* OBJECTIVE *
Go through the data and copy every line exactly, but not the images.

* PROVIDED DATA *
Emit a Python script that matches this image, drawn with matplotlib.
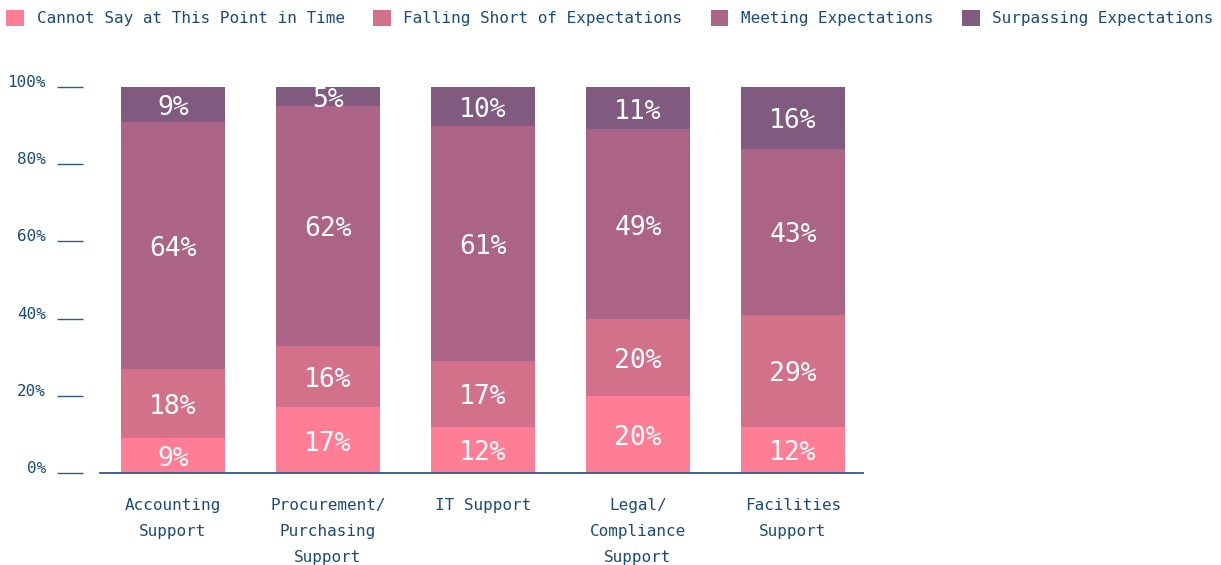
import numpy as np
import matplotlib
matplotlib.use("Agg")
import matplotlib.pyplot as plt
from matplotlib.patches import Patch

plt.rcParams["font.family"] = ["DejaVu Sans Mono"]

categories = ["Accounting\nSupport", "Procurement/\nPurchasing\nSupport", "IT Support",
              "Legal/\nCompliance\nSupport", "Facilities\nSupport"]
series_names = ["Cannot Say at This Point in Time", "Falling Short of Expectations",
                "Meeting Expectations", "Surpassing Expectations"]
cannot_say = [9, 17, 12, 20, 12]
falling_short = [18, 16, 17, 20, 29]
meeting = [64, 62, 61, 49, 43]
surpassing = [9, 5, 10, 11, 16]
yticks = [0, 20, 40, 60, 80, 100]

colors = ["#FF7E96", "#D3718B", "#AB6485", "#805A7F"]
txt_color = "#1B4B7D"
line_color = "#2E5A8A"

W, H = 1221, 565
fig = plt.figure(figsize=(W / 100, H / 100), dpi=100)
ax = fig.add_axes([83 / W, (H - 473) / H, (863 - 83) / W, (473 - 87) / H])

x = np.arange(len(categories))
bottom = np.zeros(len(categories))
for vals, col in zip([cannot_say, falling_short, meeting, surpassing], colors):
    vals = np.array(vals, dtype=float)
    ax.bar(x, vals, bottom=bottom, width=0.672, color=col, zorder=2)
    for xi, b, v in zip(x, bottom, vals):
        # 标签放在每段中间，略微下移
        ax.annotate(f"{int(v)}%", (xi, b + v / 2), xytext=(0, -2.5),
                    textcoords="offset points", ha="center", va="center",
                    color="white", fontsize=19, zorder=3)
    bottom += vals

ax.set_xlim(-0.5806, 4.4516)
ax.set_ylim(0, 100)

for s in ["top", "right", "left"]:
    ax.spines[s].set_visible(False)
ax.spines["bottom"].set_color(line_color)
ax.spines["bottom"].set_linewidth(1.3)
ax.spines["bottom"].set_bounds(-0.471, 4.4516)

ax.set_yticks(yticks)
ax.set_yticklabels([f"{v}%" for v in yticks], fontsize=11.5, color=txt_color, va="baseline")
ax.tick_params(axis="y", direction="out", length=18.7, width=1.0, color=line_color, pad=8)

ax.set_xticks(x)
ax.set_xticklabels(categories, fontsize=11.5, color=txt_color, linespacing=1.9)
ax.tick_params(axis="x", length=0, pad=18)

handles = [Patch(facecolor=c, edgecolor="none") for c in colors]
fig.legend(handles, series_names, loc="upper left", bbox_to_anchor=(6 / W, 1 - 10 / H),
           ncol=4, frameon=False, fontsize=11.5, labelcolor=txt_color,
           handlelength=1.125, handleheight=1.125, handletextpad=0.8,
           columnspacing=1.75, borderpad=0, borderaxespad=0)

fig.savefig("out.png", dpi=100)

* RESPONSE FOR THIS EXERCISE *
Emit a Python script that matches this image, drawn with matplotlib.
import numpy as np
import matplotlib
matplotlib.use("Agg")
import matplotlib.pyplot as plt
from matplotlib.patches import Patch

plt.rcParams["font.family"] = ["DejaVu Sans Mono"]

categories = ["Accounting\nSupport", "Procurement/\nPurchasing\nSupport", "IT Support",
              "Legal/\nCompliance\nSupport", "Facilities\nSupport"]
series_names = ["Cannot Say at This Point in Time", "Falling Short of Expectations",
                "Meeting Expectations", "Surpassing Expectations"]
cannot_say = [9, 17, 12, 20, 12]
falling_short = [18, 16, 17, 20, 29]
meeting = [64, 62, 61, 49, 43]
surpassing = [9, 5, 10, 11, 16]
yticks = [0, 20, 40, 60, 80, 100]

colors = ["#FF7E96", "#D3718B", "#AB6485", "#805A7F"]
txt_color = "#1B4B7D"
line_color = "#2E5A8A"

W, H = 1221, 565
fig = plt.figure(figsize=(W / 100, H / 100), dpi=100)
ax = fig.add_axes([83 / W, (H - 473) / H, (863 - 83) / W, (473 - 87) / H])

x = np.arange(len(categories))
bottom = np.zeros(len(categories))
for vals, col in zip([cannot_say, falling_short, meeting, surpassing], colors):
    vals = np.array(vals, dtype=float)
    ax.bar(x, vals, bottom=bottom, width=0.672, color=col, zorder=2)
    for xi, b, v in zip(x, bottom, vals):
        # 标签放在每段中间，略微下移
        ax.annotate(f"{int(v)}%", (xi, b + v / 2), xytext=(0, -2.5),
                    textcoords="offset points", ha="center", va="center",
                    color="white", fontsize=19, zorder=3)
    bottom += vals

ax.set_xlim(-0.5806, 4.4516)
ax.set_ylim(0, 100)

for s in ["top", "right", "left"]:
    ax.spines[s].set_visible(False)
ax.spines["bottom"].set_color(line_color)
ax.spines["bottom"].set_linewidth(1.3)
ax.spines["bottom"].set_bounds(-0.471, 4.4516)

ax.set_yticks(yticks)
ax.set_yticklabels([f"{v}%" for v in yticks], fontsize=11.5, color=txt_color, va="baseline")
ax.tick_params(axis="y", direction="out", length=18.7, width=1.0, color=line_color, pad=8)

ax.set_xticks(x)
ax.set_xticklabels(categories, fontsize=11.5, color=txt_color, linespacing=1.9)
ax.tick_params(axis="x", length=0, pad=18)

handles = [Patch(facecolor=c, edgecolor="none") for c in colors]
fig.legend(handles, series_names, loc="upper left", bbox_to_anchor=(6 / W, 1 - 10 / H),
           ncol=4, frameon=False, fontsize=11.5, labelcolor=txt_color,
           handlelength=1.125, handleheight=1.125, handletextpad=0.8,
           columnspacing=1.75, borderpad=0, borderaxespad=0)

fig.savefig("out.png", dpi=100)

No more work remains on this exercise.